# start of INPUT RECORDS

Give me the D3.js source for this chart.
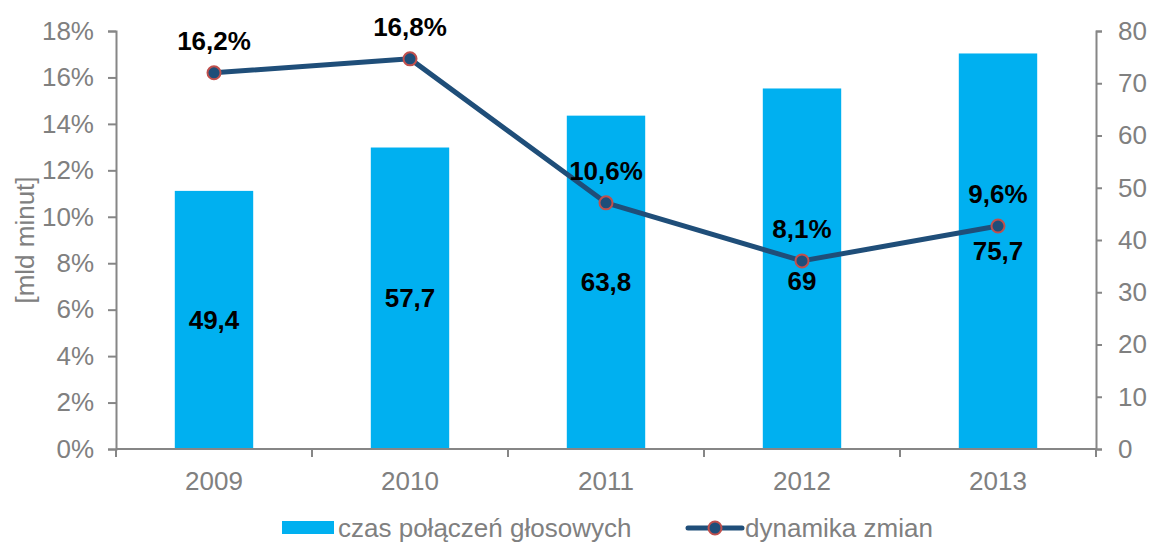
<!DOCTYPE html>
<html>
<head>
<meta charset="utf-8">
<script src="https://cdn.jsdelivr.net/npm/d3@7"></script>
<style>
  body { margin: 0; background: #fff; }
  text { font-family: "Liberation Sans", Arial, sans-serif; }
</style>
</head>
<body>
<div id="viz-container"></div>
<script>
// data
let years = ["2009", "2010", "2011", "2012", "2013"];
let minutes = [49.4, 57.7, 63.8, 69, 75.7];          // czas połączeń głosowych [mld minut]
let growth = [16.2, 16.8, 10.6, 8.1, 9.6];            // dynamika zmian [%]
let leftTicks = [0, 2, 4, 6, 8, 10, 12, 14, 16, 18];
let rightTicks = [0, 10, 20, 30, 40, 50, 60, 70, 80];

let W = 1151, H = 542;
let plotLeft = 116, plotRight = 1096, plotTop = 31, plotBottom = 449;
let grey = "#808080", axisGrey = "#868686";
let barColor = "#00b0f0", lineColor = "#1f4e79", markerStroke = "#c0504d";
let comma = v => String(v).replace(".", ",");

let viz = d3.select("#viz-container")
  .append("svg")
    .attr("width", W)
    .attr("height", H)
;

let x = d3.scaleBand().domain(years).range([plotLeft, plotRight]).paddingInner(0).paddingOuter(0);
let yPct = d3.scaleLinear().domain([0, 18]).range([plotBottom, plotTop]);
let yVal = d3.scaleLinear().domain([0, 80]).range([plotBottom, plotTop]);
let barW = x.bandwidth() * 0.4;

// bars
viz.selectAll(".bar")
  .data(minutes)
  .enter()
  .append("rect")
    .attr("class", "bar")
    .attr("x", (d, i) => x(years[i]) + x.bandwidth() / 2 - barW / 2)
    .attr("y", d => yVal(d))
    .attr("width", barW)
    .attr("height", d => plotBottom - yVal(d))
    .attr("fill", barColor)
;

// axes
let styleAxis = g => {
  g.select(".domain").attr("stroke", axisGrey).attr("stroke-width", 2);
  g.selectAll(".tick line").attr("stroke", axisGrey).attr("stroke-width", 2);
  g.selectAll(".tick text").attr("fill", grey).attr("font-size", 26)
    .attr("font-family", "'Liberation Sans', Arial, sans-serif");
};

viz.append("g")
  .attr("transform", `translate(${plotLeft},0)`)
  .call(d3.axisLeft(yPct).tickValues(leftTicks).tickFormat(d => d + "%").tickSize(8).tickPadding(14).tickSizeOuter(8))
  .call(styleAxis);

viz.append("g")
  .attr("transform", `translate(${plotRight},0)`)
  .call(d3.axisRight(yVal).tickValues(rightTicks).tickSize(6).tickPadding(16).tickSizeOuter(6))
  .call(styleAxis);

// category axis: ticks on band boundaries
let xAxis = viz.append("g").attr("transform", `translate(0,${plotBottom})`);
xAxis.append("line")
  .attr("x1", plotLeft).attr("x2", plotRight)
  .attr("stroke", axisGrey).attr("stroke-width", 2);
xAxis.selectAll(".xtick")
  .data(years.concat([null]))
  .enter()
  .append("line")
    .attr("x1", (d, i) => plotLeft + i * x.bandwidth())
    .attr("x2", (d, i) => plotLeft + i * x.bandwidth())
    .attr("y1", 0).attr("y2", 8)
    .attr("stroke", axisGrey).attr("stroke-width", 2);
xAxis.selectAll(".xlabel")
  .data(years)
  .enter()
  .append("text")
    .attr("x", d => x(d) + x.bandwidth() / 2)
    .attr("y", 32)
    .attr("dominant-baseline", "central")
    .attr("text-anchor", "middle")
    .attr("fill", grey)
    .attr("font-size", 26)
    .text(d => d);

// axis title
viz.append("text")
  .attr("transform", `translate(25,${(plotTop + plotBottom) / 2}) rotate(-90)`)
  .attr("text-anchor", "middle")
  .attr("dominant-baseline", "central")
  .attr("fill", grey)
  .attr("font-size", 26)
  .text("[mld minut]");

// line
let cx = (d, i) => x(years[i]) + x.bandwidth() / 2;
let line = d3.line().x(cx).y(d => yPct(d));
viz.append("path")
  .datum(growth)
  .attr("d", line)
  .attr("fill", "none")
  .attr("stroke", lineColor)
  .attr("stroke-width", 5)
  .attr("stroke-linejoin", "round");

viz.selectAll(".dot")
  .data(growth)
  .enter()
  .append("circle")
    .attr("cx", cx)
    .attr("cy", d => yPct(d))
    .attr("r", 6.5)
    .attr("fill", lineColor)
    .attr("stroke", markerStroke)
    .attr("stroke-width", 2);

// line labels
viz.selectAll(".pctlabel")
  .data(growth)
  .enter()
  .append("text")
    .attr("x", cx)
    .attr("y", d => yPct(d) - 32)
    .attr("text-anchor", "middle")
    .attr("dominant-baseline", "central")
    .attr("font-size", 26)
    .attr("font-weight", "bold")
    .attr("fill", "#000")
    .text(d => comma(d) + "%");

// bar labels: centred in bar, pushed under the marker if they would collide
viz.selectAll(".vallabel")
  .data(minutes)
  .enter()
  .append("text")
    .attr("x", cx)
    .attr("y", (d, i) => Math.max((yVal(d) + plotBottom) / 2, yPct(growth[i]) + 20))
    .attr("text-anchor", "middle")
    .attr("dominant-baseline", "central")
    .attr("font-size", 26)
    .attr("font-weight", "bold")
    .attr("fill", "#000")
    .text(d => comma(d));

// legend
let legend = viz.append("g").attr("transform", "translate(0,528)");
legend.append("rect")
  .attr("x", 282).attr("y", -7).attr("width", 52).attr("height", 13)
  .attr("fill", barColor);
legend.append("text")
  .attr("x", 338).attr("y", 0)
  .attr("dominant-baseline", "central")
  .attr("fill", grey).attr("font-size", 26)
  .text("czas połączeń głosowych");
legend.append("line")
  .attr("x1", 688).attr("x2", 742).attr("y1", 0).attr("y2", 0)
  .attr("stroke", lineColor).attr("stroke-width", 5).attr("stroke-linecap", "round");
legend.append("circle")
  .attr("cx", 715).attr("cy", 0).attr("r", 6.5)
  .attr("fill", lineColor).attr("stroke", markerStroke).attr("stroke-width", 2);
legend.append("text")
  .attr("x", 745).attr("y", 0)
  .attr("dominant-baseline", "central")
  .attr("fill", grey).attr("font-size", 26)
  .text("dynamika zmian");
</script>
</body>
</html>
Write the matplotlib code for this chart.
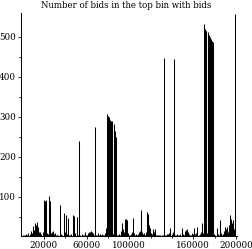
import matplotlib
matplotlib.use('Agg')

import matplotlib.pyplot as plt
from matplotlib.ticker import FixedLocator

# ============================================================
# DATA (bin position in thousands of bids, number of bids)
# ============================================================

bins_k = [
    0.5, 1.5, 2.5, 3.5, 4.5, 5.5, 6.5, 7.5, 8.5, 9.4, 10.5, 11.5, 12.3, 13.1,
    14.3, 15.2, 16.2, 17.5, 18.8, 19.6, 20.4, 21.0, 21.6, 22.8, 23.8, 24.9,
    25.9, 26.8, 27.5, 28.5, 29.5, 30.5, 31.5, 32.5, 33.5, 35.0, 36.0, 37.0,
    38.7, 39.6, 40.6, 41.5, 42.5, 43.5, 44.5, 45.5, 47.2, 48.1, 49.0, 50.9,
    52.0, 53.1, 54.0, 55.6, 56.5, 57.5, 58.4, 59.5, 60.5, 61.2, 62.0, 63.1,
    64.0, 65.0, 65.9, 66.8, 67.8, 68.8, 69.6, 70.6, 71.5, 72.5, 73.4, 74.3,
    75.2, 76.2, 77.2, 78.2, 79.3, 80.0, 80.6, 81.3, 82.0, 82.7, 83.4, 84.0,
    84.8, 85.9, 86.5, 87.2, 88.2, 89.3, 90.2, 91.2, 92.2, 93.1, 94.0, 95.0,
    95.9, 96.8, 97.8, 98.7, 99.6, 100.6, 101.5, 102.3, 103.1, 104.0, 105.3,
    106.2, 107.2, 108.1, 109.0, 109.8, 110.6, 111.3, 112.0, 112.8, 113.7,
    114.6, 115.5, 116.5, 117.2, 117.9, 118.6, 119.3, 120.2, 121.2, 122.2,
    123.1, 124.0, 125.0, 126.0, 126.8, 127.7, 128.7, 129.6, 130.6, 131.5,
    132.8, 133.5, 134.5, 135.5, 136.5, 137.5, 138.5, 139.7, 140.6, 141.4,
    142.1, 143.0, 144.0, 145.0, 146.0, 147.0, 148.0, 149.1, 150.0, 151.0,
    151.9, 152.6, 153.3, 154.0, 154.8, 155.6, 156.8, 157.8, 158.7, 159.6,
    160.6, 161.5, 162.3, 163.1, 164.0, 165.0, 166.0, 167.0, 168.4, 169.4,
    170.3, 171.0, 171.7, 172.4, 173.2, 174.0, 174.7, 175.4, 176.1, 176.9,
    177.6, 178.3, 179.0, 179.8, 180.8, 181.9, 182.8, 183.8, 185.0, 185.9,
    186.8, 187.8, 188.8, 189.7, 190.6, 191.5, 192.5, 193.4, 194.3, 195.1,
    195.9, 196.6, 197.2, 198.1, 199.0,
]

num_bids = [
    5, 6, 4, 8, 5, 9, 7, 14, 10, 28, 18, 35, 30, 38,
    25, 12, 13, 8, 12, 6, 92, 90, 93, 10, 8, 103,
    91, 9, 12, 14, 7, 9, 5, 6, 4, 80, 8, 5,
    61, 12, 55, 8, 48, 6, 5, 7, 54, 52, 9, 50,
    6, 240, 5, 7, 4, 6, 13, 6, 5, 9, 12, 13,
    14, 12, 9, 5, 276, 6, 4, 9, 5, 8, 6, 7,
    5, 4, 10, 22, 307, 303, 300, 296, 292, 290, 289, 285,
    8, 282, 265, 251, 6, 5, 8, 6, 15, 35, 20, 12,
    45, 44, 43, 10, 6, 5, 8, 12, 47, 9, 6,
    8, 5, 7, 12, 15, 67, 55, 12, 8, 10,
    6, 12, 63, 58, 45, 30, 22, 10, 8, 20,
    12, 20, 6, 4, 5, 4, 5, 3, 6, 4,
    447, 6, 5, 8, 7, 10, 22, 8, 5, 12,
    445, 5, 6, 8, 4, 6, 8, 23, 7, 5,
    10, 15, 18, 20, 12, 8, 6, 5, 10, 8,
    22, 8, 10, 26, 7, 6, 8, 12, 35, 10,
    532, 520, 516, 514, 10, 513, 505, 501, 497, 494,
    490, 488, 12, 8, 6, 22, 8, 5, 42, 10,
    6, 8, 15, 26, 20, 26, 12, 30, 55, 45,
    35, 25, 42, 20, 558,
]

x_major = [20000, 60000, 100000, 160000, 200000]
x_minor = [40000, 80000, 120000, 140000, 180000]
y_major = [100, 200, 300, 400, 500]
y_minor = [50, 150, 250, 350, 450]

title_text = 'Number of bids in the top bin with bids'

# ============================================================
# PLOT
# ============================================================

serif = ['DejaVu Serif']

fig = plt.figure(figsize=(2.52, 2.49), dpi=100, facecolor='white')
ax = fig.add_axes([0.0833, 0.053, 0.857, 0.895])

x_vals = [b * 1000 for b in bins_k]

ax.vlines(x_vals, 0, num_bids, color='black', linewidth=0.75)

ax.set_xlim(-1500, 201000)
ax.set_ylim(3, 560)

for side in ['top', 'right']:
    ax.spines[side].set_visible(False)

for side in ['left', 'bottom']:
    ax.spines[side].set_linewidth(0.7)

ax.xaxis.set_major_locator(FixedLocator(x_major))
ax.xaxis.set_minor_locator(FixedLocator(x_minor))
ax.yaxis.set_major_locator(FixedLocator(y_major))
ax.yaxis.set_minor_locator(FixedLocator(y_minor))

ax.set_xticklabels([str(v) for v in x_major], family=serif, fontsize=6.3)
ax.set_yticklabels([str(v) for v in y_major], family=serif, fontsize=6.3)

ax.tick_params(which='major', direction='out', length=2.5, width=0.6, pad=1)
ax.tick_params(which='minor', direction='out', length=1.5, width=0.6)

fig.text(0.5, 0.978, title_text, ha='center', va='center',
         family=serif, fontsize=6.2)

plt.savefig('out.png', dpi=100, facecolor='white')
plt.close()
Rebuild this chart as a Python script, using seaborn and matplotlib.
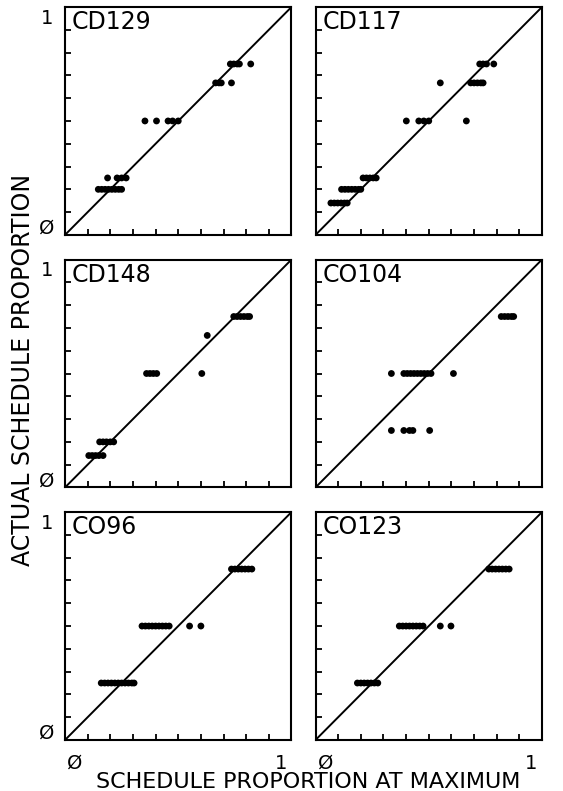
import numpy as np
import pandas as pd
import matplotlib
matplotlib.use("Agg")
import matplotlib.pyplot as plt
import seaborn as sns

# ---------------- data ----------------
subjects = ["CD129", "CD117", "CD148", "CO104", "CO96", "CO123"]

cd129_x = [0.73, 0.745, 0.76, 0.77, 0.82,
           0.665, 0.68, 0.69, 0.735,
           0.353, 0.404, 0.455, 0.475, 0.50,
           0.188, 0.23, 0.25, 0.27,
           0.147, 0.162, 0.177, 0.192, 0.207, 0.222, 0.237, 0.25]
cd129_y = [0.75] * 5 + [0.667] * 4 + [0.5] * 5 + [0.25] * 4 + [0.2] * 8

cd117_x = [0.725, 0.74, 0.755, 0.787,
           0.551, 0.685, 0.70, 0.715, 0.73, 0.74,
           0.401, 0.456, 0.478, 0.50, 0.666,
           0.21, 0.225, 0.24, 0.255, 0.268,
           0.115, 0.13, 0.145, 0.16, 0.175, 0.19, 0.20,
           0.068, 0.083, 0.098, 0.113, 0.128, 0.14]
cd117_y = [0.75] * 4 + [0.667] * 6 + [0.5] * 5 + [0.25] * 5 + [0.2] * 7 + [0.14] * 6

cd148_x = [0.745, 0.76, 0.775, 0.79, 0.805, 0.815,
           0.628,
           0.36, 0.375, 0.39, 0.405, 0.604,
           0.153, 0.168, 0.183, 0.20, 0.215,
           0.105, 0.12, 0.135, 0.15, 0.168]
cd148_y = [0.75] * 6 + [0.667] + [0.5] * 5 + [0.2] * 5 + [0.14] * 5

co104_x = [0.82, 0.835, 0.85, 0.865, 0.875,
           0.335, 0.39, 0.405, 0.42, 0.435, 0.45, 0.465, 0.48, 0.495, 0.51, 0.609,
           0.335, 0.39, 0.415, 0.43, 0.504]
co104_y = [0.75] * 5 + [0.5] * 11 + [0.25] * 5

co96_x = [0.735, 0.75, 0.765, 0.78, 0.795, 0.81, 0.825,
          0.34, 0.355, 0.37, 0.385, 0.40, 0.415, 0.43, 0.445, 0.46, 0.55, 0.60,
          0.16, 0.175, 0.19, 0.205, 0.22, 0.235, 0.25, 0.265, 0.28, 0.295, 0.305]
co96_y = [0.75] * 7 + [0.5] * 11 + [0.25] * 11

co123_x = [0.765, 0.78, 0.795, 0.81, 0.825, 0.84, 0.855,
           0.37, 0.385, 0.40, 0.415, 0.43, 0.445, 0.46, 0.475, 0.551, 0.598,
           0.185, 0.20, 0.215, 0.23, 0.245, 0.26, 0.275]
co123_y = [0.75] * 7 + [0.5] * 10 + [0.25] * 7

xs = [cd129_x, cd117_x, cd148_x, co104_x, co96_x, co123_x]
ys = [cd129_y, cd117_y, cd148_y, co104_y, co96_y, co123_y]

frames = []
for name, x, y in zip(subjects, xs, ys):
    frames.append(pd.DataFrame({"subject": name, "x": x, "y": y}))
df = pd.concat(frames, ignore_index=True)

ident = pd.DataFrame({"x": [0.0, 1.0], "y": [0.0, 1.0]})

xlabel = "SCHEDULE PROPORTION AT MAXIMUM"
ylabel = "ACTUAL SCHEDULE PROPORTION"
tick_lo = "Ø"
tick_hi = "1"

# ---------------- plot ----------------
sns.set_theme(style="white")
plt.rcParams["font.family"] = ["DejaVu Sans"]

fig, axes = plt.subplots(3, 2, figsize=(5.63, 7.91), dpi=100)
fig.subplots_adjust(left=65 / 563, right=542 / 563, top=1 - 7 / 791,
                    bottom=1 - 740 / 791, wspace=0.106, hspace=0.108)

for i, (ax, name) in enumerate(zip(axes.flat, subjects)):
    sub = df[df["subject"] == name]
    sns.lineplot(data=ident, x="x", y="y", ax=ax, color="black", lw=1.4)
    sns.scatterplot(data=sub, x="x", y="y", ax=ax, color="black", s=24,
                    marker="o", edgecolor="none", linewidth=0, zorder=3)
    ax.set_xlim(0, 1)
    ax.set_ylim(0, 1)
    ax.set_xticks(np.arange(0, 1.01, 0.1))
    ax.set_yticks(np.arange(0, 1.01, 0.1))
    ax.set_xticklabels([])
    ax.set_yticklabels([])
    ax.tick_params(direction="in", length=4.5, width=1.3, color="black",
                   bottom=True, left=True, top=False, right=False)
    ax.set_xlabel("")
    ax.set_ylabel("")
    for sp in ax.spines.values():
        sp.set_color("black")
        sp.set_linewidth(1.5)
    ax.text(0.03, 0.985, name, transform=ax.transAxes, ha="left", va="top",
            fontsize=17, color="black")
    col = i % 2
    row = i // 2
    if col == 0:
        ax.text(-0.08, 0.95, tick_hi, transform=ax.transAxes, ha="center",
                va="center", fontsize=14, color="black")
        ax.text(-0.08, 0.03, tick_lo, transform=ax.transAxes, ha="center",
                va="center", fontsize=14, color="black")
    if row == 2:
        ax.text(0.01, -0.06, tick_lo, transform=ax.transAxes, ha="left",
                va="top", fontsize=14, color="black")
        ax.text(0.98, -0.06, tick_hi, transform=ax.transAxes, ha="right",
                va="top", fontsize=14, color="black")

fig.text(308 / 563, 1 - 782 / 791, xlabel, ha="center", va="center",
         fontsize=16, color="black")
fig.text(23 / 563, 1 - 370 / 791, ylabel, ha="center", va="center",
         rotation=90, fontsize=17, color="black")

fig.savefig("out.png", dpi=100, facecolor="white")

# end of INPUT RECORDS

- GIVEN REQUEST:
Give again, word for word, the lines from the one that contains "Rebuild this chart" to the one that contains "import seaborn as sns", both included. Omit the pictures.

- REPLY TO THE TASK:
Rebuild this chart as a Python script, using seaborn and matplotlib.
import numpy as np
import pandas as pd
import matplotlib
matplotlib.use("Agg")
import matplotlib.pyplot as plt
import seaborn as sns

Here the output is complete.